▶ Goal of the exercise: Provide the number of lines containing the word "chart", and nothing else.

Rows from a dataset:
■ ■ ■ ■ ■ ■ ■

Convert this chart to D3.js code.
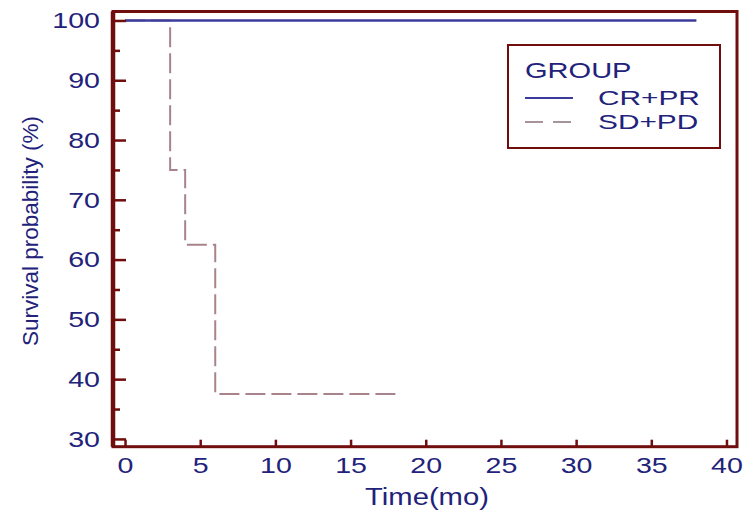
<!DOCTYPE html>
<html>
<head>
<meta charset="utf-8">
<script src="https://cdn.jsdelivr.net/npm/d3@7"></script>
<style>
  body { margin: 0; background: #fff; }
  text { font-family: "Liberation Sans", Arial, sans-serif; fill: #22227a; }
</style>
</head>
<body>
<div id="chart"></div>
<script>
// data
var groups = ["CR+PR", "SD+PD"];
var crprTime = [0, 38];
var crprSurv = [100, 100];
var sdpdTime = [0, 3, 4, 6, 18];
var sdpdSurv = [100, 75, 62.5, 37.5, 37.5];
var xTicks = [0, 5, 10, 15, 20, 25, 30, 35, 40];
var yTicks = [30, 40, 50, 60, 70, 80, 90, 100];
var yMinor = [35, 45, 55, 65, 75, 85, 95];

var width = 743, height = 511;
var frameCol = "#700d0d";
var stretchK = 1.27;   // source image is wider than tall

var svg = d3.select("#chart")
            .append("svg")
            .attr("width", width)
            .attr("height", height);

var x = d3.scaleLinear().domain([-0.8, 40.7]).range([113, 737]);
var y = d3.scaleLinear().domain([28.7, 101.5]).range([446.7, 11.5]);

function stretch(sel, k) {
    sel.each(function() {
        var w = this.getComputedTextLength();
        d3.select(this).attr("textLength", w * k).attr("lengthAdjust", "spacingAndGlyphs");
    });
}

// lines
var line = d3.line()
            .x(d => x(d[0]))
            .y(d => y(d[1]))
            .curve(d3.curveStepAfter);

svg.append("path")
    .datum(d3.zip(sdpdTime, sdpdSurv))
    .attr("d", line)
    .attr("fill", "none")
    .attr("stroke", "#a8838b")
    .attr("stroke-width", 2)
    .attr("stroke-dasharray", "20,6");

svg.append("path")
    .datum(d3.zip(crprTime, crprSurv))
    .attr("d", line)
    .attr("fill", "none")
    .attr("stroke", "#3b3b9c")
    .attr("stroke-width", 2.5);

// axes
var xAxis = svg.append("g")
    .attr("transform", "translate(0," + y.range()[0] + ")")
    .call(d3.axisBottom(x).tickValues(xTicks).tickSize(-7).tickPadding(10).tickSizeOuter(0));
xAxis.select(".domain").remove();
xAxis.selectAll("line").attr("stroke", frameCol).attr("stroke-width", 2.5);
xAxis.selectAll("text").style("font-size", "22.5px").attr("fill", "#22227a").call(stretch, stretchK);

var yAxis = svg.append("g")
    .attr("transform", "translate(" + x.range()[0] + ",0)")
    .call(d3.axisLeft(y).tickValues(yTicks).tickSize(-13).tickPadding(13).tickSizeOuter(0));
yAxis.select(".domain").remove();
yAxis.selectAll("line").attr("stroke", frameCol).attr("stroke-width", 2.5);
yAxis.selectAll("text").style("font-size", "22.5px").attr("fill", "#22227a").call(stretch, stretchK);

var yMin = svg.append("g")
    .attr("transform", "translate(" + x.range()[0] + ",0)")
    .call(d3.axisLeft(y).tickValues(yMinor).tickSize(-7).tickFormat(""));
yMin.select(".domain").remove();
yMin.selectAll("line").attr("stroke", frameCol).attr("stroke-width", 2.5);

// frame
var x0 = x.range()[0], x1 = x.range()[1], y0 = y.range()[0], y1 = y.range()[1];
svg.append("rect")
    .attr("x", x0).attr("y", y1)
    .attr("width", x1 - x0).attr("height", y0 - y1)
    .attr("fill", "none")
    .attr("stroke", frameCol)
    .attr("stroke-width", 3);
svg.append("line")
    .attr("x1", x0).attr("x2", x0).attr("y1", y1).attr("y2", y0)
    .attr("stroke", frameCol).attr("stroke-width", 4.5);

// axis titles
svg.append("text")
    .attr("x", 427).attr("y", 505)
    .attr("text-anchor", "middle")
    .style("font-size", "23px")
    .text("Time(mo)")
    .call(stretch, stretchK);

svg.append("text")
    .attr("transform", "translate(38,231)rotate(-90)")
    .attr("text-anchor", "middle")
    .style("font-size", "22.5px")
    .text("Survival probability (%)");

// legend
var lg = svg.append("g");
lg.append("rect")
    .attr("x", 508).attr("y", 45)
    .attr("width", 212).attr("height", 103)
    .attr("fill", "#fff")
    .attr("stroke", frameCol)
    .attr("stroke-width", 2);
lg.append("text")
    .attr("x", 525).attr("y", 78)
    .style("font-size", "22px")
    .text("GROUP")
    .call(stretch, 1.32);

var legStyles = [
    {stroke: "#3b3b9c", dash: null},
    {stroke: "#a8939b", dash: "18,10"}
];
groups.forEach(function(g, i) {
    var ly = 98 + i * 24;
    lg.append("line")
        .attr("x1", 525).attr("x2", 573)
        .attr("y1", ly).attr("y2", ly)
        .attr("stroke", legStyles[i].stroke)
        .attr("stroke-width", 2)
        .attr("stroke-dasharray", legStyles[i].dash);
    lg.append("text")
        .attr("x", 598).attr("y", ly + 7)
        .style("font-size", "21px")
        .text(g)
        .call(stretch, 1.42);
});
</script>
</body>
</html>
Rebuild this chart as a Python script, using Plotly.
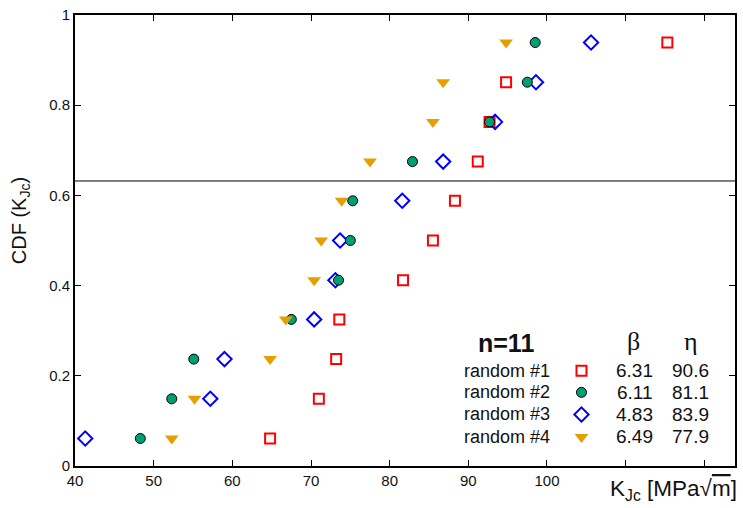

■ ■ ■ ■ ■ ■ ■

▶ Exercise answer: 4